Monday, February 15, 2010

From soldiers to farmers

FITS CapSU Mambusao teaches farming to Camp Peralta personnel
By Niño Manaog
Regional Applied Communications

On February 10–11, 2010, Farmers Information and Technological Services (FITS) Center based in Capiz State University (CapSU) Mambusao led a two-day training on organic farming and vegetable production to some 35 enlisted personnel including women and staff of Camp Gen. Macario B. Peralta, Jr. in barangay Jaena, Jamindan, Capiz.

Technology Services Specialist Eduardo Navarra lectured on the benefits of organic farming and led a demonstration on how to make natural concoctions as foliar fertilizers. In the workshop, the participants prepared fish amino acid, calcium phosphate and banana-squash fermented juice extract. Dr.

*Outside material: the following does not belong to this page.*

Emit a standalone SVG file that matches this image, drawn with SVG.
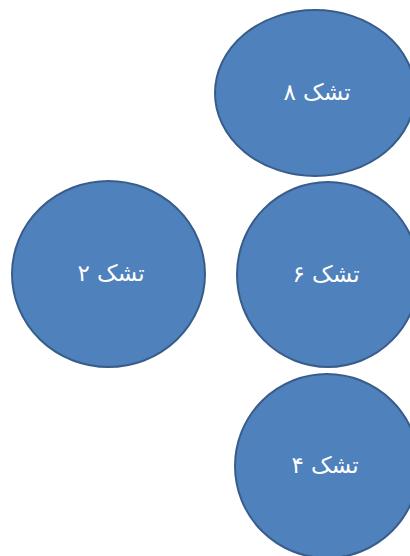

Geronimo Gregorio, CapSU’s vice-president for research and extension and head of the Research and Development Extension Center (RDEC) led a lecture on vegetable production on the second day.

Col. Marcos Norman S. Flores, MNSA, Camp Peralta’s chief of staff, deemed the training relevant to their personnel development. Flores said that they train their soldiers to raise vegetables in their own backyard so they would not wholly depend on the commercial and more expensive food supply from the barangay’s tiangge. In July 2009, Camp Peralta started the Gulayan ng Bayan project, which requires soldiers to tend to and raise vegetables in respective plots across the camp.

Camp Peralta's enlisted personnel prepare various natural concoctions using indigenous microogranisms (IMOs) which can be used as foliar fertilizers in their plots. These and other similar organics-based farming practices are widely promoted by FITS CapSU Mambusao.

According to Lt. Col. Bebarlito Baribar, project coordinator of Gulayan ng Bayan, selected military personnel were grouped into three to take active part in the project which has been set to compete with the commercial market in their locality. Baribar identified three problems that they met in pursuing the project. This included poor soil conditions, high precipitation and the soldiers’ lack of know-how in farming—the training sought to address the third problem. Baribar added that the project not only sets to provide livelihood and survival mechanism for the military personnel; it also enjoins them to develop the value of self-reliance.

Participants coming from different backgrounds had favorable responses on the training. Thirty two-year old Jonalyn Lagare, a private first class from Ipil, Zamboanga del Sur said the training taught a lot to the participants, and that the learning they got can be used anytime. Lagare said she will be able to apply what she learned especially when she retires in Sibugay where her family owns a sizable piece of land.

Meanwhile, Pototan, Iloilo-born M/Sgt. Pedro Millare, who is now 33 years in service, said the training particularly the ideas on organic farming, was very helpful because soldiers are not particular about their know-how when they are assigned to farming. They just till the land and harvest without much knowledge on how to go about them. Millare said that the Philippines is highly agricultural, and that soldiers retiring to farming can certainly make use of the know-how which were clearly conveyed to them by the speakers.

The resource team included Dr. Raul Ticar and Mary Ann Lariza of FITS CapSU Mambusao.